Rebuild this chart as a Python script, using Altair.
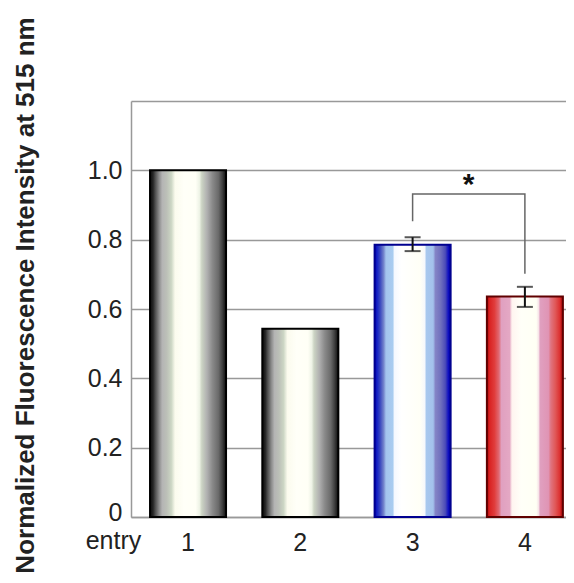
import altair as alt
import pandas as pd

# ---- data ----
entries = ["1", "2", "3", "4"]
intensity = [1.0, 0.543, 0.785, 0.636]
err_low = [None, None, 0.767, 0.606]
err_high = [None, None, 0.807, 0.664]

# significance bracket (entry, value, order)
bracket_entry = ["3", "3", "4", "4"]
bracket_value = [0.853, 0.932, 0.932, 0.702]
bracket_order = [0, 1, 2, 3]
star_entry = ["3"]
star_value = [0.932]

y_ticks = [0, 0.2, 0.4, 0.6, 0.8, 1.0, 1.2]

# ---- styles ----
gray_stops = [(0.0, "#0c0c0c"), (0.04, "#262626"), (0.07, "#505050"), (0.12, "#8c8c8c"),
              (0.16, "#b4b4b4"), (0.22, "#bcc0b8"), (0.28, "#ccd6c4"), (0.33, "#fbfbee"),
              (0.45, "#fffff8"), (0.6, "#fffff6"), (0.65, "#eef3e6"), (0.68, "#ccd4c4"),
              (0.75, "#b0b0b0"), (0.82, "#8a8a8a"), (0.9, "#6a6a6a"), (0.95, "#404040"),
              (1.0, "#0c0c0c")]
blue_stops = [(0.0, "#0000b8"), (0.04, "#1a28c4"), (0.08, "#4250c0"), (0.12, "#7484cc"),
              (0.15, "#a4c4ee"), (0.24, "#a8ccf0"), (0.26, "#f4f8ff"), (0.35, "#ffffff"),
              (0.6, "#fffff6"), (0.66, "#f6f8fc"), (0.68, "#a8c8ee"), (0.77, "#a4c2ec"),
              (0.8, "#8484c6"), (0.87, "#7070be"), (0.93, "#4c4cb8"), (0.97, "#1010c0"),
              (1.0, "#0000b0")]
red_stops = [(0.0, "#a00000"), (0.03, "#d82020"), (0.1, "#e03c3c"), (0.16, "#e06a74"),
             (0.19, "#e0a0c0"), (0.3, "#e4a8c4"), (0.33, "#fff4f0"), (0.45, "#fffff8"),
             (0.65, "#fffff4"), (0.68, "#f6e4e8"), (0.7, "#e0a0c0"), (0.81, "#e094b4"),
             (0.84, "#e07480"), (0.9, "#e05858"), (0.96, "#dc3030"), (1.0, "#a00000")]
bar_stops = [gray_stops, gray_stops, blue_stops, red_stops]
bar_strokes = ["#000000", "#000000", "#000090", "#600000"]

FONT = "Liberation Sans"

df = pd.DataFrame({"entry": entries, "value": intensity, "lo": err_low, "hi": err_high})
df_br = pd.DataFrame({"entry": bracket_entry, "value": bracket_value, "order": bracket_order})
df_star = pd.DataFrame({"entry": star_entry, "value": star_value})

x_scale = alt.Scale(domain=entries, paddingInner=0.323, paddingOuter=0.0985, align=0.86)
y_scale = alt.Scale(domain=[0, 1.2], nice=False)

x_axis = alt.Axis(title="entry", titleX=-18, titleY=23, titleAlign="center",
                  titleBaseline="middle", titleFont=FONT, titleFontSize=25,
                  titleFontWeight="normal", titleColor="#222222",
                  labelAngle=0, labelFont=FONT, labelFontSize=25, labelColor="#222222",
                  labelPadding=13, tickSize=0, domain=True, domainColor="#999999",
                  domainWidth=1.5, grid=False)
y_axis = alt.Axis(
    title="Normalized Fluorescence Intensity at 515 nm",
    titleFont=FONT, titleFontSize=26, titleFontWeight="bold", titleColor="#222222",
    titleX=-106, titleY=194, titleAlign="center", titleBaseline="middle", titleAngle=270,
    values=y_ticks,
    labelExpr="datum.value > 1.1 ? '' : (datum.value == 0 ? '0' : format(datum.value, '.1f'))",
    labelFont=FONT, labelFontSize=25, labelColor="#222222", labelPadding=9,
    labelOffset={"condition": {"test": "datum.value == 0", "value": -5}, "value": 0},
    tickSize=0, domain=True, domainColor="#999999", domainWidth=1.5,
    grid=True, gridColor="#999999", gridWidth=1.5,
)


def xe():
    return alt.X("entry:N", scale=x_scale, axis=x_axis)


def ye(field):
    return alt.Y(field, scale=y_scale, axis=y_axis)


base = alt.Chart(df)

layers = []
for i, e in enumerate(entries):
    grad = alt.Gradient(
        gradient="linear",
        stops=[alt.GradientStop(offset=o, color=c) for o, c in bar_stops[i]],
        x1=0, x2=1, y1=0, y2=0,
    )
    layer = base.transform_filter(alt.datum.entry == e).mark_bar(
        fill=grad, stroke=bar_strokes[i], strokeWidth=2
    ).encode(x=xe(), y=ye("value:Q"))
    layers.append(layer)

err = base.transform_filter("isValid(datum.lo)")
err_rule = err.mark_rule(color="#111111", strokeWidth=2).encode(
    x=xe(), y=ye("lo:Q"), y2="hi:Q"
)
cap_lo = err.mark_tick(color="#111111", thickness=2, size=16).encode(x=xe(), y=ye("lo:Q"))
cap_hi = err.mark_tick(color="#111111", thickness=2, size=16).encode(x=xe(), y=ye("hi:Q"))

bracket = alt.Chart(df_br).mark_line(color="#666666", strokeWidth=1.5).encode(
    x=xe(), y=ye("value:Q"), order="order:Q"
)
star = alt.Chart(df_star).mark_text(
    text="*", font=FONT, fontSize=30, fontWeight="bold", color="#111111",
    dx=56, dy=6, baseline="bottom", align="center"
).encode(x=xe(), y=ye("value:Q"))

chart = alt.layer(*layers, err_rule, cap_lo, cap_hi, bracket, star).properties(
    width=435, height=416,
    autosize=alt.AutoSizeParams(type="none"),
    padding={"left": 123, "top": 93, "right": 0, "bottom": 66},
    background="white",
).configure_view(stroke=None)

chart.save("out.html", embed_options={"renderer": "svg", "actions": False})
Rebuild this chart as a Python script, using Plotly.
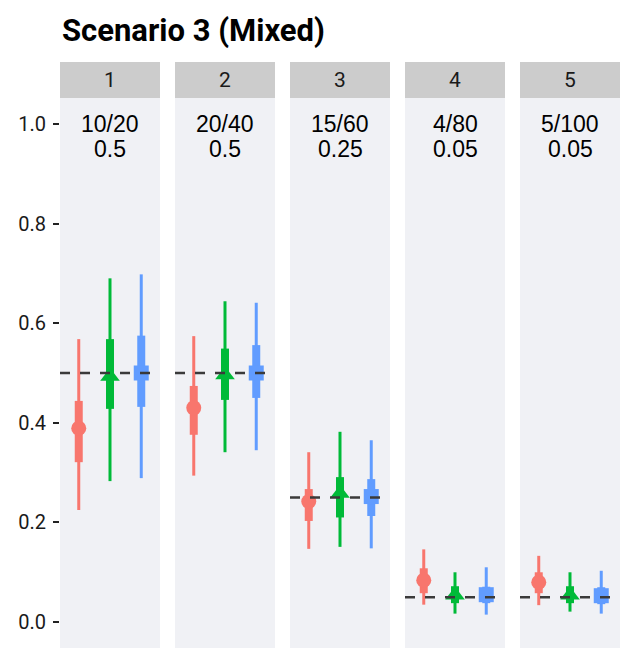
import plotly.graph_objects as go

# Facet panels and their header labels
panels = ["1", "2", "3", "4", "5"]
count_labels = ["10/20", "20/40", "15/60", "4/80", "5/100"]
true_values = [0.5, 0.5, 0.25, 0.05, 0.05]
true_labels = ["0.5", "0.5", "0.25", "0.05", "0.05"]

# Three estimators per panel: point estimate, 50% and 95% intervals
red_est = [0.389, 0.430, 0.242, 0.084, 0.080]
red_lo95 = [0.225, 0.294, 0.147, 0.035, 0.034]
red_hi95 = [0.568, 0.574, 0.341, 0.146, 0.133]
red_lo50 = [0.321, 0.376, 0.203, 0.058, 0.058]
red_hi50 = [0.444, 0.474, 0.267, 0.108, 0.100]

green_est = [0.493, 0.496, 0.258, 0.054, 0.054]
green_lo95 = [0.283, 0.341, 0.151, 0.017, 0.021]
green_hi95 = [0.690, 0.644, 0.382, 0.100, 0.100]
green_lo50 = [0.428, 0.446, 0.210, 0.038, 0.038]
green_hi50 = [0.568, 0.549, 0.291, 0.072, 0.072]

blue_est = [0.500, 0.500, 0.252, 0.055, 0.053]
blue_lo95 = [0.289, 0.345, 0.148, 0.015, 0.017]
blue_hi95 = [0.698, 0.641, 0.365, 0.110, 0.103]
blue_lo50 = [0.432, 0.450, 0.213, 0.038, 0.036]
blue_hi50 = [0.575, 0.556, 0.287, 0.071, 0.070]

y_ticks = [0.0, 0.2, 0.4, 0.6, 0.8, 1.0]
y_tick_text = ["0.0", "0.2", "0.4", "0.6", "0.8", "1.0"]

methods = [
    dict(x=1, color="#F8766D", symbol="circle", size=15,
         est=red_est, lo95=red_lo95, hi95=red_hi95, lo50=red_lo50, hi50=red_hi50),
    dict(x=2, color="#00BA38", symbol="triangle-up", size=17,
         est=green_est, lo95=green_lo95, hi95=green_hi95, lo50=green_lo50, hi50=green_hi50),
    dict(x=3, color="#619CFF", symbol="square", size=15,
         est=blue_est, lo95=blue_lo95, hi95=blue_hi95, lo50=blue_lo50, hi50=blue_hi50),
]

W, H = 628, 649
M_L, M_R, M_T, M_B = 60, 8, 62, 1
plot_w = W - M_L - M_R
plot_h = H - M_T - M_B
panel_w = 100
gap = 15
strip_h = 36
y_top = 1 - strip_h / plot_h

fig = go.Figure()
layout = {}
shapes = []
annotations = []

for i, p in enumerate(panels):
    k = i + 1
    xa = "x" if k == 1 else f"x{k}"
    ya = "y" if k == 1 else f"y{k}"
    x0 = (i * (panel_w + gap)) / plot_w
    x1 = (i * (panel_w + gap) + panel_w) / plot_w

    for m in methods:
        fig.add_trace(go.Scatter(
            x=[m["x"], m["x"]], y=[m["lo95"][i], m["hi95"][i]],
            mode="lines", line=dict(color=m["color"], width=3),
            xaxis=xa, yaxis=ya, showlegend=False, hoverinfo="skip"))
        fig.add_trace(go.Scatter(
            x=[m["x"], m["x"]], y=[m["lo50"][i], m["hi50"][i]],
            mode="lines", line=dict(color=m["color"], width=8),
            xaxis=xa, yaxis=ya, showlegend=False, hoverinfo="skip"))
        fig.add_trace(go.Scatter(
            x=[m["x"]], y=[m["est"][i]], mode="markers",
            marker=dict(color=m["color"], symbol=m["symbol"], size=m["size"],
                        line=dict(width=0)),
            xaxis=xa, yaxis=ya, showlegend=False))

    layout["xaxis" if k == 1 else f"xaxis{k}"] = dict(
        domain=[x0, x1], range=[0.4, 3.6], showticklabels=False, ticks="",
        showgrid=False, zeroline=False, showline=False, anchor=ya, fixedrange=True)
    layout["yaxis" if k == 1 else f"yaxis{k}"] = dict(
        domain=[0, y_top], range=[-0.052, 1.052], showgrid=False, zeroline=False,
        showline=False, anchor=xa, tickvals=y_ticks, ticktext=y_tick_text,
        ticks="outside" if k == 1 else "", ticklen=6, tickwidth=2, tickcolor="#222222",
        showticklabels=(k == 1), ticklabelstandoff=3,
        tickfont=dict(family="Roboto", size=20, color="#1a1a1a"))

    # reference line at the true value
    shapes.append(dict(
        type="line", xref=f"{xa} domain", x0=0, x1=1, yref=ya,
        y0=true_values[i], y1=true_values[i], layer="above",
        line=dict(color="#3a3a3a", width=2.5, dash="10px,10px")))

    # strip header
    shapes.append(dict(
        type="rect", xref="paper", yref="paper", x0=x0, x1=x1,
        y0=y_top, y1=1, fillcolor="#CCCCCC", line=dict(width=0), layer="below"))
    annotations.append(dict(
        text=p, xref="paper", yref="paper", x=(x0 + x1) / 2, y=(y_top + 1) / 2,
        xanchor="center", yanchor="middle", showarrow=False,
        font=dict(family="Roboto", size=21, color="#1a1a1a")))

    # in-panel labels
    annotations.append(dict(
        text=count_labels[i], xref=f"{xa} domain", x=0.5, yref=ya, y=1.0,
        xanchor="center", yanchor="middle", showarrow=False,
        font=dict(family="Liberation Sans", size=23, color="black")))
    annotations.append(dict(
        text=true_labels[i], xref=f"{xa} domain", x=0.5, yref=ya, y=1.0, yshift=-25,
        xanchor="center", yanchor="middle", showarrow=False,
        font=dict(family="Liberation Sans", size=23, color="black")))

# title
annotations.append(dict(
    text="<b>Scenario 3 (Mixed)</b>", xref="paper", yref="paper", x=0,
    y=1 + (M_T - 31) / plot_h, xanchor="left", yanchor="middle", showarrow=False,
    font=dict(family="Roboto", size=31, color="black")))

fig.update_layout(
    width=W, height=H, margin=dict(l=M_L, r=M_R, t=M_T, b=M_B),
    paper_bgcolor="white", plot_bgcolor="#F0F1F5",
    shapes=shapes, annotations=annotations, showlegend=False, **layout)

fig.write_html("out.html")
--
▸ What the task asks
Report all lines of the material that contain the word "Python".

▸ Solution to this problem
Rebuild this chart as a Python script, using Altair.
Rebuild this chart as a Python script, using Plotly.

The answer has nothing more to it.